51k people that saw the ad. We targeted people who had read articles about the band in the past 12 months across all our sites + followed the band on social. Interestingly, only 3.2k people clicked the ad. Do the math on what 3.2k streams means for revenue.
Seems crazy right?
If Facebook’s targeting is so good, why is the click-through rate still only 6.3% (even if it is a great CTR)? With the kind of audience set we ran, logically, CTR promoting a new song to a bands most engaged fans should be 30-50%?
The reason CTR is still so low is that when you pay Zuckerberg money, you are paying for people’s passive scrolling thumb. That’s why Facebook ads are being jammed in all parts of the app now; From Messenger, to Marketplace to Instant Articles etc. Anywhere Zucks can squeeze an ad impression in, he will, whether people will notice it or not. (Source)
‘Nuf said.
7. Cross channel marketing
This challenge involves attracting and retaining customers within a multi- step and multi-channel activity chain.
For example, an advertiser will initiate an email exchange to a new potential prospect which leads that recipient to click through to the website. Once the user lands on a website, the advertiser can reengage in a multitude of way from retargeting and social ads to post web site visit email with a promo offer.
There are as many technologically models to manage a cross channel campaigns as there are campaigns to be managed.
The challenge for advertisers is how to extract the data from these various channel specific channels into a cogent story that drives specific action.
There many new platforms that claim to hoover up all the data from these various channels but their effectiveness is diminished by the many data glitches that pervade these platforms.
This presents another black hole in the data supply chain of marketing.
8. Lack of disruptive innovation
Investors have been conditioned to look for adtech ventures that are SaaS platforms given the reliable recurring revenue.
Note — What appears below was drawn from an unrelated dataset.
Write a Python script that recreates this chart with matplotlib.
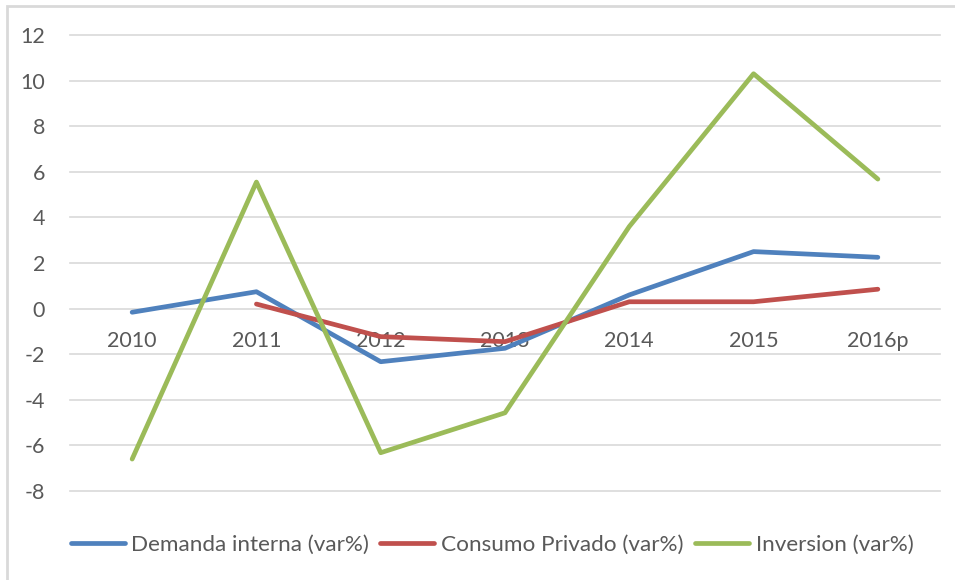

So its no wonder this created an overabundance of SaaS platforms that perform a single task but are incapable of creating the nuanced balance between technology and the human element to create compelling campaigns. SaaS platforms can scale binary deliverables, like impressions, but they can’t “scale” quality within the context of acquisition revenue goals. More and more, advertisers are trying to get back to better crafted campaigns that can be contextually delivered and able to be measured in terms of revenue realization.
9. AI gone rogue
Adtech is littered with firms touting their version of AI that drives efficiency, optimization and accountability.
The glittery promises belie the underlying truth that it’s almost impossible to vet whether AI is truly productive. It is even harder to compare competing adtech platform each with their own AI technology.
This leaves a lot to the imagination creating a situation where the cooler sales deck or a smooth salesperson trumps real revenue producing benefits. Never has the expression caveat emptor have more meaning than in the business of buying adtech AI.
10. Systemic adtech trust gaps
Plenty of digital ink has been spilled lamenting the trust gaps in digital marketing around privacy, transparency and accountability. There is even a GDPR fine tracker such as the GDPR Fine Tracker to expose companies that violate consumer privacy standards. A sad testmamont to the state of adtech in and of itself.
There are many reasons adtech fails advertisers which accounts for the pitiable state of adtech. The internet is a content serving yet adtech quickly abandoned that fundamental truth once it realized content can’t scale like gameable impressions or even clicks.
This gave license to many firms to create adtech venture that were better at gaming investors to believe they had innovation or marketers that they could reach real people then creating genuinely useful adtech.
The gig is up and not a moment too soon.